Lapid, 50 anni, è il volto nuovo della politica che tutti conoscevano già. Conduceva un programma molto popolare il venerdì sera, teneva una rubrica sul quotidiano Yedioth Ahronoth , è considerato uno degli uomini più sexy del Paese. Attore, scrittore di romanzi polizieschi, venticinque anni fa ha composto per la seconda moglie Lihi una serenata pop e sdolcinata, Vive a Sheinkin , diventata un successo.
A quell’epoca assieme a Lihi tappezzavate i muri di Tel Aviv con l’adesivo «Io sono un estremista moderato». Che cosa significa lo slogan ora che al governo ci è arrivato?

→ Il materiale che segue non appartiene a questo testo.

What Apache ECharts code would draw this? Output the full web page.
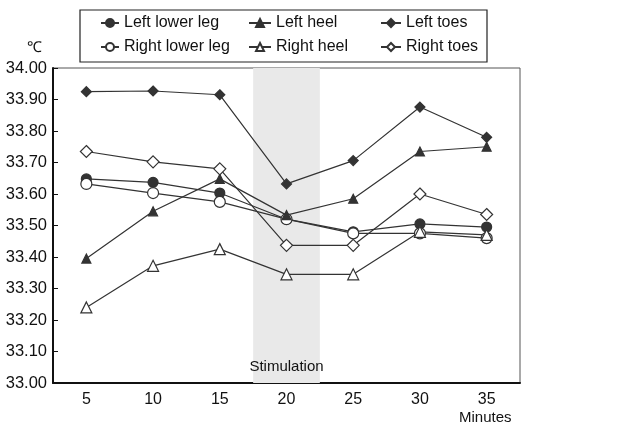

«Che siamo il partito interessato a questioni noiose come provare a rappresentare l’equilibrio in un mondo sempre più estremista».
Estremisti: pochi giorni fa una chiesa e un centro religioso sono stati imbrattati con insulti anticristiani. Fouad Twal, il patriarca latino di Gerusalemme, li ha definiti «atti terroristici». A due settimane dalla visita di papa Francesco che misure state prendendo?
«È giusto definirlo terrorismo ed è una macchia sullo Stato d’Israele. Posso assicurare che agiremo duramente e li prenderemo».
Lo scrittore Amos Oz ha bollato i giovani delle colonie che sarebbero dietro agli attacchi (anche contro simboli musulmani) come «neonazisti ebrei» .
«Sono figlio di un sopravvissuto all’Olocausto, mio nonno è morto nel campo di Mauthausen. La Shoah è imparagonabile, il nazismo un fenomeno unico. La frase di Amos Oz nasce da rabbia e frustrazione comprensibili».
Il suo Yesh Atid (C’è un futuro) ha conquistato voti al centro e la fiducia di quei manifestanti che nel 2011 hanno protestato contro i tagli e le tasse troppo alte. Fiducia che — dicono i sondaggi — ha perso.
«La gente non legge i rapporti del Fondo monetario internazionale che ci elogia per aver salvato l’economia israeliana. Legge i prezzi al supermercato, il costo degli affitti: è infuriata e ha ragione. In tutto il mondo occidentale la crescita degli ultimi 20-25 anni non ha beneficiato la classe media quanto avrebbe dovuto, i salari continuano a scendere».
Anche Israele è più ricca e meno egualitaria. Da ministro delle Finanze che progetti ha per ridurre la frattura sociale?
«Vogliamo togliere qualunque beneficio fiscale alla parte più alta (sopra 3,5 milioni di shekel, circa 730 mila euro) delle remunerazioni — compresi i bonus — di banchieri e manager. Imporremo la regola che stipendi così sontuosi debbano essere approvati a maggioranza da tutti gli azionisti della società in un’assemblea generale».
I negoziati con i palestinesi ripartiranno?
«Non scriverei ancora il necrologio, il dialogo può ricominciare fra qualche settimana».
Gli americani accusano voi del tracollo: avete continuato a pianificare altre abitazioni nelle colonie.
«Due settimane fa c’è stato un incontro molto positivo, sembrava che la svolta fosse vicina. Il giorno dopo ci siamo svegliati con l’annuncio dell’accordo tra Abu Mazen, il presidente palestinese, e Hamas per tentare di formare un governo di unità. Non è il modo migliore per rafforzare la fiducia. E ribadisco: io sono contrario a nuovi insediamenti».
Lei ha espresso il dubbio che i palestinesi vogliano davvero uno Stato.
«L’Italia moderna all’inizio venne costituita senza Roma. I palestinesi hanno risposto no quando gli abbiamo offerto il 94 per cento di quello che chiedevano. Viene da pensare che non abbiamo mai abbandonato l’idea di ottenere non una loro nazione confinante con Israele ma uno Stato al posto di Israele».
Una fonte anonima nel suo partito ha dichiarato all’agenzia Reuters: se i colloqui falliscono, spingeremo per una separazione unilaterale.
«Ho dato ordine ai miei deputati di non rispondere mai a frasi anonime. Dico questo: faremo di tutto per evitare uno Stato bi-nazionale dove i palestinesi diventino maggioranza, sarebbe la fine del sionismo. Resto convinto che possiamo arrivarci con un’intesa».
L’alleggerimento delle sanzioni spinge gli imprenditori europei, tra loro gli italiani, a cercare accordi commerciali in Iran.
«Consiglierei di essere molto prudenti. Il rischio è perdere gli investimenti, quando diventerà evidente che gli iraniani continuano a mentire sul programma nucleare e le sanzioni torneranno a inasprirsi».